Per i paesi che vogliono competere a livello globale, le start up rappresentano un tessuto economico fondamentale. Dalle esperienze americane della Silicon Valley, il fenomeno si è velocemente diffuso in tutto il mondo, promuovendo un modello di impresa basato su idee innovative che vengono finanziate da investitori che decidono di puntare su uno specifico progetto emergente. Attraverso il tessuto delle start up si intende promuovere la crescita sostenibile, lo sviluppo tecnologico e l’occupazione, in particolare quella giovanile, rafforzando i legami tra università e imprese, e una più forte capacità di attrazione di talenti e capitali esteri. In altre parole, le start up sono quelle aziende che più delle altre sono proiettate nel futuro.
In Italia sono una realtà dal 2012, ovvero da quando il decreto “Crescita 2.0” è stato approvato dal Parlamento. Oggi, a quattro anni di distanza, possiamo affermare che in Italia il mercato delle start up è in netta crescita, anche in confronto con gli altri Paesi europei. Certo, si tratta di un mercato ancora piccolo, ma che si sta rivelando vitale e in rapida ascesa: +11% di crescita nel 2015 rispetto al 2014 e un giro di affari che nel 2013-2014 è cresciuto del 208% rispetto al biennio precedente. Nessun altro paese cresce di più in Europa su questo settore.
Secondo una recente ricerca promossa dalle Camere di Commercio e dal Ministero dello Sviluppo Economico, a settembre 2016, il numero di start up italiane è pari a 6.363, un aumento di 420 unità rispetto alla fine di giugno (+7,07%). Ma c’è ancora molta strada da fare se consideriamo che, oggi, le start up rappresentano lo 0,4% del milione e mezzo di società di capitali attive in Italia. La ricerca mette però in evidenza alcuni numeri interessanti per il panorama italiano: il 70,52% delle start up del nostro Paese fornisce servizi alle imprese, in particolare nel campo della produzione di software e nella consulenza informatica.
Le imprese chiedono la riduzione della burocrazia e agevolazione fiscale
Venendo alla distribuzione geografica del fenomeno, la Lombardia è la regione in cui è localizzato il maggior numero di start up: 1.382, pari al 21,72% del totale nazionale.
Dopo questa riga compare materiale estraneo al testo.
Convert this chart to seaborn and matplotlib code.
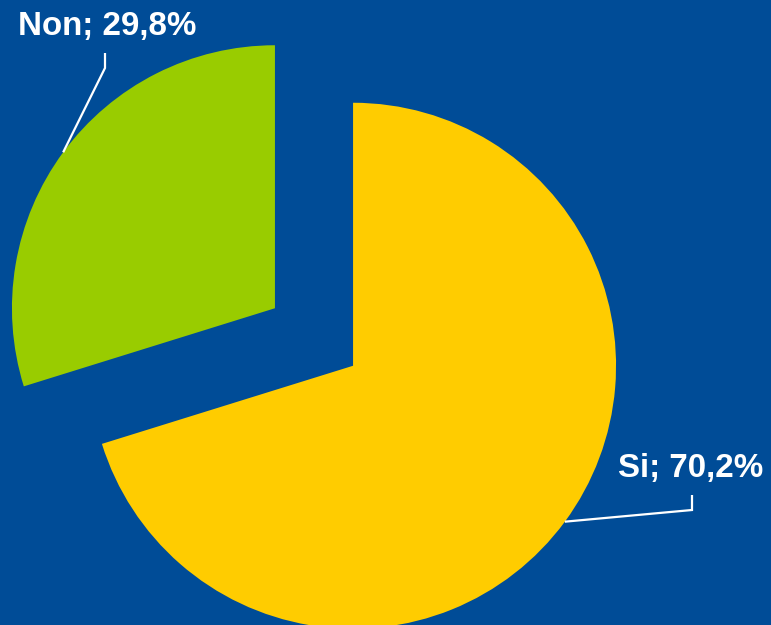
import matplotlib
matplotlib.use("Agg")
import matplotlib.pyplot as plt
import seaborn as sns
import numpy as np

# Data
categories = ["Si", "Non"]
values = [70.2, 29.8]
label_texts = ["Si; 70,2%", "Non; 29,8%"]
colors = ["#FFCC00", "#99CC00"]
BG = "#004C97"

sns.set_style("white")
plt.rcParams['font.family'] = ['Liberation Sans', 'DejaVu Sans']

W, H = 771, 625
fig = plt.figure(figsize=(W / 100, H / 100), dpi=100)
fig.patch.set_facecolor(BG)
ax = fig.add_axes([0, 0, 1, 1])
ax.set_facecolor(BG)

R = 263
cx, cy = 314, H - 337
expl = 48.5
wedges, _ = ax.pie(values, colors=colors, startangle=90, counterclock=False,
                   radius=R, center=(cx, cy), explode=[expl, expl],
                   wedgeprops=dict(linewidth=0), frame=True)
ax.set_xlim(0, W)
ax.set_ylim(0, H)
ax.set_aspect('equal')
ax.axis('off')

# label layout: (text x, text baseline y, elbow top, elbow bottom)
layout = {
    "Si": dict(tx=618, ty=H - 477, ex=692, ey1=H - 495, ey2=H - 510),
    "Non": dict(tx=18, ty=H - 35, ex=105, ey1=H - 53, ey2=H - 68),
}

for w, cat, txt in zip(wedges, categories, label_texts):
    L = layout[cat]
    tm = np.deg2rad((w.theta1 + w.theta2) / 2)
    ax_, ay_ = w.center[0] + w.r * np.cos(tm), w.center[1] + w.r * np.sin(tm)
    ax.plot([L["ex"], L["ex"], ax_], [L["ey1"], L["ey2"], ay_],
            color="white", lw=1.6, solid_capstyle="butt", solid_joinstyle="miter")
    ax.text(L["tx"], L["ty"], txt, color="white", fontsize=23.9,
            fontweight="bold", ha="left", va="baseline")

fig.savefig("out.png", dpi=100, facecolor=fig.get_facecolor())
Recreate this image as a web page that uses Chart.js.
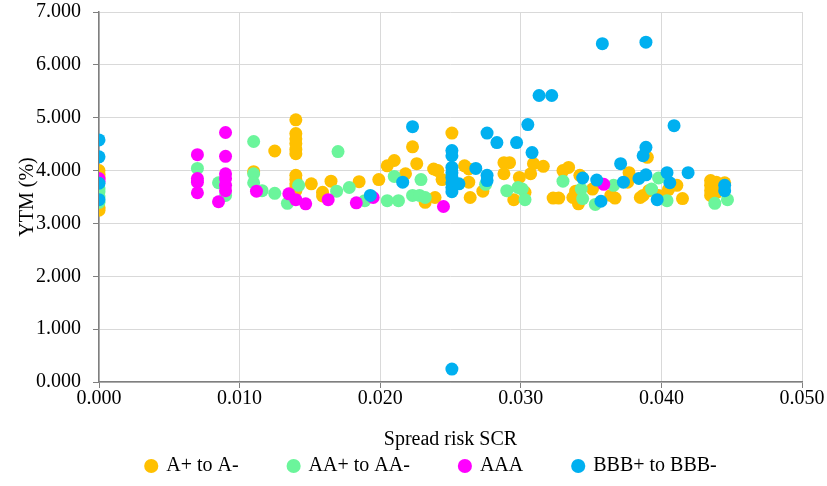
<!DOCTYPE html>
<html>
<head>
<meta charset="utf-8">
<script src="https://cdn.jsdelivr.net/npm/chart.js@4.4.1/dist/chart.umd.min.js"></script>
<style>
  html, body { margin: 0; padding: 0; background: #fff; }
</style>
</head>
<body>
<canvas id="chart" width="827" height="486"></canvas>
<script>
// series: spread risk SCR (x) vs YTM % (y)
const seriesNames = ['A+ to A-', 'AA+ to AA-', 'AAA', 'BBB+ to BBB-'];
const seriesColors = ['#FFC000', '#6BF59B', '#FF00FF', '#00B0F0'];

const aX = [0, 0, 0, 0, 0, 0.0110, 0.0125,
  0.0140, 0.0140, 0.0140, 0.0140, 0.0140, 0.0140, 0.0140, 0.0140, 0.0140, 0.0140, 0.0140,
  0.0151, 0.0159, 0.0159, 0.0165, 0.0185, 0.0199, 0.0205, 0.0210, 0.0218, 0.0223, 0.0226,
  0.0232, 0.0238, 0.0241, 0.0239, 0.0244, 0.0251, 0.0260, 0.0263, 0.0263, 0.0264, 0.0273,
  0.0288, 0.0288, 0.0292, 0.0295, 0.0299, 0.0303, 0.0307, 0.0309, 0.0316, 0.0323, 0.0327,
  0.0330, 0.0334, 0.0337, 0.0339, 0.0341, 0.0342, 0.0351, 0.0364, 0.0367, 0.0376, 0.0377,
  0.0385, 0.0387, 0.0390, 0.0391, 0.0398, 0.0405, 0.0411, 0.0415,
  0.0435, 0.0435, 0.0435, 0.0435, 0.0439, 0.0439, 0.0445];
const aY = [4.00, 3.93, 3.87, 3.30, 3.25, 3.98, 4.37,
  4.96, 4.70, 4.60, 4.51, 4.40, 4.32, 3.91, 3.83, 3.75, 3.68, 3.62,
  3.75, 3.59, 3.52, 3.80, 3.79, 3.83, 4.09, 4.19, 3.94, 4.45, 4.13,
  3.40, 4.03, 4.00, 3.49, 3.83, 4.71, 4.09, 4.03, 3.78, 3.49, 3.61,
  4.15, 3.94, 4.15, 3.45, 3.87, 3.59, 3.94, 4.13, 4.08, 3.48, 3.48,
  4.00, 4.06, 3.49, 3.61, 3.37, 3.91, 3.65, 3.53, 3.48, 3.78, 3.96,
  3.49, 3.53, 4.25, 3.62, 3.53, 3.64, 3.72, 3.47,
  3.81, 3.72, 3.62, 3.53, 3.78, 3.58, 3.77];

const aaX = [0, 0, 0, 0, 0.0070, 0.0085, 0.0090, 0.0110, 0.0110, 0.0110, 0.0116, 0.0125,
  0.0142, 0.0134, 0.0170, 0.0169, 0.0178, 0.0189, 0.0205, 0.0213, 0.0210, 0.0229, 0.0223,
  0.0228, 0.0232, 0.0275, 0.0290, 0.0298, 0.0301, 0.0303, 0.0330, 0.0343, 0.0344, 0.0353,
  0.0366, 0.0393, 0.0398, 0.0404, 0.0438, 0.0447];
const aaY = [3.65, 3.60, 3.50, 3.40, 4.04, 3.77, 3.53, 4.55, 3.94, 3.77, 3.62, 3.57,
  3.72, 3.38, 4.36, 3.61, 3.68, 3.43, 3.43, 3.43, 3.89, 3.83, 3.53,
  3.53, 3.49, 3.74, 3.62, 3.68, 3.65, 3.45, 3.80, 3.65, 3.47, 3.36,
  3.72, 3.65, 3.86, 3.43, 3.38, 3.45];

const aaaX = [0, 0, 0.0070, 0.0070, 0.0070, 0.0070, 0.0085, 0.0090, 0.0090, 0.0090, 0.0090,
  0.0090, 0.0090, 0.0112, 0.0135, 0.0140, 0.0147, 0.0163, 0.0183, 0.0195, 0.0245, 0.0359];
const aaaY = [3.85, 3.80, 4.30, 3.85, 3.78, 3.58, 3.41, 4.72, 4.27, 3.94, 3.85,
  3.72, 3.62, 3.61, 3.56, 3.45, 3.37, 3.45, 3.39, 3.49, 3.32, 3.74];

const bbbX = [0, 0, 0, 0, 0.0193, 0.0216, 0.0223,
  0.0251, 0.0251, 0.0251, 0.0251, 0.0251, 0.0251, 0.0251, 0.0251, 0.0256, 0.0251,
  0.0268, 0.0276, 0.0276, 0.0276, 0.0283, 0.0297, 0.0305, 0.0308, 0.0313, 0.0322,
  0.0344, 0.0354, 0.0357, 0.0358, 0.0371, 0.0373, 0.0384, 0.0389, 0.0389, 0.0387, 0.0389,
  0.0397, 0.0404, 0.0406, 0.0409, 0.0419, 0.0445, 0.0445];
const bbbY = [4.58, 4.26, 3.76, 3.45, 3.53, 3.78, 4.83,
  4.38, 4.28, 4.06, 3.96, 3.87, 3.77, 3.68, 3.60, 3.75, 0.245,
  4.04, 4.71, 3.91, 3.81, 4.53, 4.53, 4.87, 4.34, 5.42, 5.42,
  3.86, 3.82, 3.42, 6.40, 4.13, 3.78, 3.85, 6.43, 4.44, 4.28, 3.92,
  3.45, 3.96, 3.77, 4.85, 3.96, 3.72, 3.62];

const xTicksMax = 0.05;
const yTicksMax = 7;

const toPoints = (xs, ys) => xs.map((x, i) => ({ x: x, y: ys[i] }));
const seriesX = [aX, aaX, aaaX, bbbX];
const seriesY = [aY, aaY, aaaY, bbbY];
// later series sit on top of earlier ones, as in the picture
const drawOrder = [4, 3, 2, 1];

Chart.defaults.font.family = "'Liberation Serif', 'Times New Roman', serif";
Chart.defaults.font.size = 20;
Chart.defaults.color = '#000';

new Chart(document.getElementById('chart'), {
    type: 'scatter',
    data: {
        datasets: seriesNames.map((name, i) => ({
            label: name,
            data: toPoints(seriesX[i], seriesY[i]),
            backgroundColor: seriesColors[i],
            borderColor: seriesColors[i],
            borderWidth: 0,
            pointRadius: 6.5,
            pointStyle: 'circle',
            order: drawOrder[i],
        })),
    },
    options: {
        responsive: false,
        animation: false,
        layout: { padding: { left: 36, top: 0, right: 0, bottom: 0 } },
        plugins: {
            tooltip: { enabled: false },
            legend: {
                position: 'bottom',
                labels: {
                    usePointStyle: true,
                    pointStyle: 'circle',
                    boxWidth: 10,
                    boxHeight: 10,
                    padding: 50,
                    color: '#000',
                    sort: (a, b) => a.datasetIndex - b.datasetIndex,
                },
            },
        },
        scales: {
            x: {
                type: 'linear',
                min: 0,
                max: xTicksMax,
                border: { color: '#7f7f7f', width: 1.5 },
                grid: { color: '#d9d9d9', lineWidth: 1, tickColor: '#7f7f7f', tickLength: 6 },
                ticks: {
                    stepSize: 0.01,
                    padding: -1,
                    maxRotation: 0,
                    callback: (v) => v.toFixed(3),
                },
                title: {
                    display: true,
                    text: 'Spread risk SCR',
                    padding: { top: 0, bottom: -46 },
                },
                afterFit: (scale) => {
                    scale.height = 24;
                    scale.paddingRight = 25;
                },
            },
            y: {
                type: 'linear',
                min: 0,
                max: yTicksMax,
                border: { color: '#7f7f7f', width: 1.5 },
                grid: { color: '#d9d9d9', lineWidth: 1, tickColor: '#7f7f7f', tickLength: 6 },
                ticks: {
                    stepSize: 1,
                    padding: 0,
                    crossAlign: 'far',
                    callback: (v) => v.toFixed(3),
                },
                title: {
                    display: true,
                    text: 'YTM (%)',
                    padding: { top: -20, bottom: 0 },
                },
                afterFit: (scale) => { scale.width = 63; },
            },
        },
    },
});
</script>
</body>
</html>
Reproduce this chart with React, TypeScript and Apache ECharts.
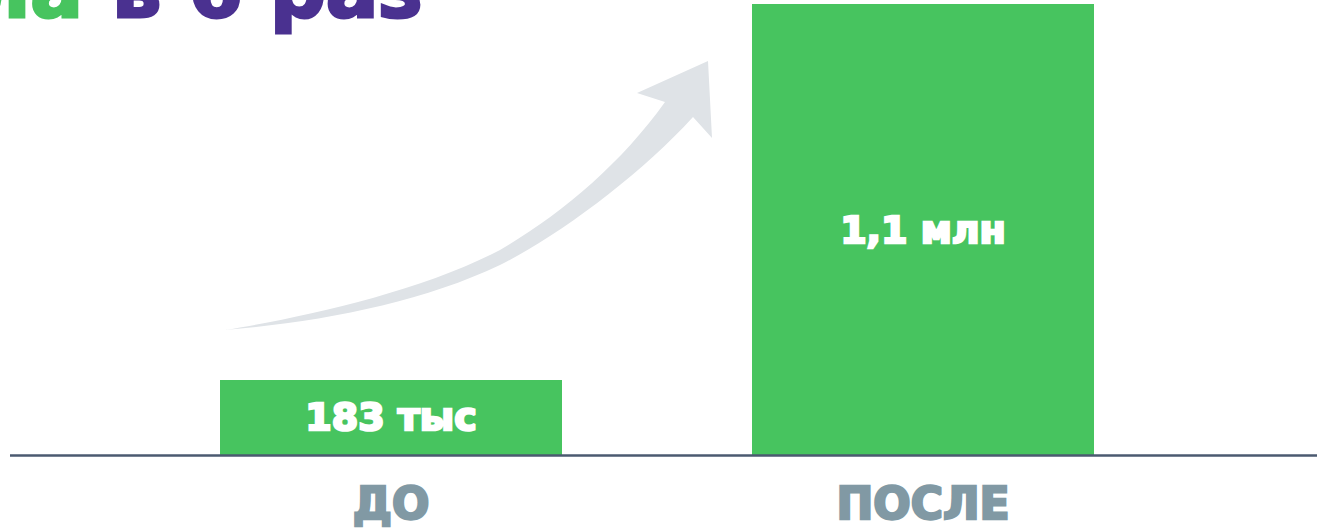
import React, { useEffect, useRef } from "react";
import * as echarts from "echarts";

const categories = ["ДО", "ПОСЛЕ"];
const values = [183, 1100]; // тыс.
const valueLabels = ["183 тыс", "1,1 млн"];
const titleGreen = "ла";
const titlePurple = "в 6 раз";

const GREEN = "#47c45f";
const PURPLE = "#4a3190";
const GREY = "#8199a4";
const AXIS = "#4b5a70";
const ARROW = "#dfe3e7";
const FONT = "DejaVu Sans";

const arrowPath =
  "M225 330 C300 318 420 292 500 250 C560 215 620 165 665 102 L637 93 L708 61 L712 138 L693 117 C640 175 560 235 500 265 C420 303 320 322 225 330 Z";

let registered = false;
function ensureShape() {
  if (registered) return;
  echarts.graphic.registerShape("growArrow", echarts.graphic.extendPath(arrowPath, {}) as any);
  registered = true;
}

export default function App() {
  const ref = useRef<HTMLDivElement>(null);
  useEffect(() => {
    if (!ref.current) return;
    ensureShape();
    const chart = echarts.init(ref.current, undefined, { renderer: "svg" });
    chart.setOption({
      animation: false,
      grid: { left: 125, right: 128, top: 4, bottom: 73, containLabel: false },
      xAxis: {
        type: "category",
        data: categories,
        axisLine: { show: false },
        axisTick: { show: false },
        axisLabel: {
          color: GREY,
          fontFamily: FONT,
          fontWeight: "bold",
          fontSize: 44,
          lineHeight: 44,
          margin: 26,
          textBorderColor: GREY,
          textBorderWidth: 2.5,
        },
      },
      yAxis: {
        type: "value",
        min: 0,
        max: 1100,
        show: false,
        splitLine: { show: false },
      },
      series: [
        {
          type: "bar",
          data: values,
          barWidth: 342,
          itemStyle: { color: GREEN },
          label: {
            show: true,
            position: "inside",
            color: "#ffffff",
            fontFamily: FONT,
            fontWeight: "bold",
            fontSize: 38,
            textBorderColor: "#ffffff",
            textBorderWidth: 2.5,
            formatter: (p: any) => valueLabels[p.dataIndex],
          },
          z: 2,
        },
      ],
      graphic: [
        {
          type: "growArrow",
          x: 0,
          y: 0,
          z: 1,
          style: { fill: ARROW },
        },
        {
          type: "line",
          z: 10,
          shape: { x1: 10, y1: 455.5, x2: 1317, y2: 455.5 },
          style: { stroke: AXIS, lineWidth: 2.5 },
        },
        {
          type: "text",
          x: 83,
          y: -10,
          style: {
            text: titleGreen,
            fill: GREEN,
            fontFamily: FONT,
            fontWeight: "bold",
            fontSize: 78,
            textAlign: "right",
            textVerticalAlign: "middle",
            stroke: GREEN,
            lineWidth: 3,
          },
        },
        {
          type: "text",
          x: 112,
          y: -10,
          style: {
            text: titlePurple,
            fill: PURPLE,
            fontFamily: FONT,
            fontWeight: "bold",
            fontSize: 78,
            textAlign: "left",
            textVerticalAlign: "middle",
            stroke: PURPLE,
            lineWidth: 3,
          },
        },
      ],
    });
    return () => chart.dispose();
  }, []);
  return (
    <div
      ref={ref}
      style={{ position: "fixed", left: 0, top: 0, width: 1317, height: 528, background: "#ffffff" }}
    />
  );
}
Seguono l’Emilia-Romagna con 782 (12,29%), il Lazio 625 (9,82%), il Veneto 492 (7,73%) e la Campania 404 (6,35%) che, per la prima volta, è entrata tra le prime cinque, superando il Piemonte. In valore assoluto Milano è la provincia in cui è insediato il numero più elevato di start up innovative: 935, pari al 14,69% del totale nazionale. Seguono Roma con 539 (8,47%), Torino con 299 (4,7%), Bologna con 203 (3,19%) e Napoli con 202 (3,17%).
Le start up a prevalenza giovanile in Italia sono 1425, il 22,4% del totale, una quota più di tre volte superiore rispetto a quella rilevata tra tutte le società di capitali (6,85%). Le start up innovative in cui almeno un giovane è presente nella compagine sociale sono 2.430 (38,19% del totale, contro un rapporto del 13,36% se si considera la totalità delle società di capitali italiane).
L’analisi sul mercato italiano delle start up è quindi complessivamente positiva. L’Italia, partita in ritardo, è ora in netta crescita e sta recuperando in fretta il terreno perduto rispetto ai propri competitors europei. Il Belpaese possiede talenti e capacità, giovani che tra mille difficoltà provano a mettersi in gioco accettando la sfida della competizione globale.
Si potrebbe fare di più. Ad esempio, sul fronte normativo, sarebbero necessari due interventi urgenti: in primis ridurre l’impatto della burocrazia, semplificando ancora di più il sistema. In secondo luogo è necessario intervenire sul versante fiscale, aumentando le agevolazioni per imprese e investitori, portandole per lo meno allo stesso livello degli altri Paesi europei, per fare in modo che l’Italia possa concorrere ad armi pari nella sfida della competizione.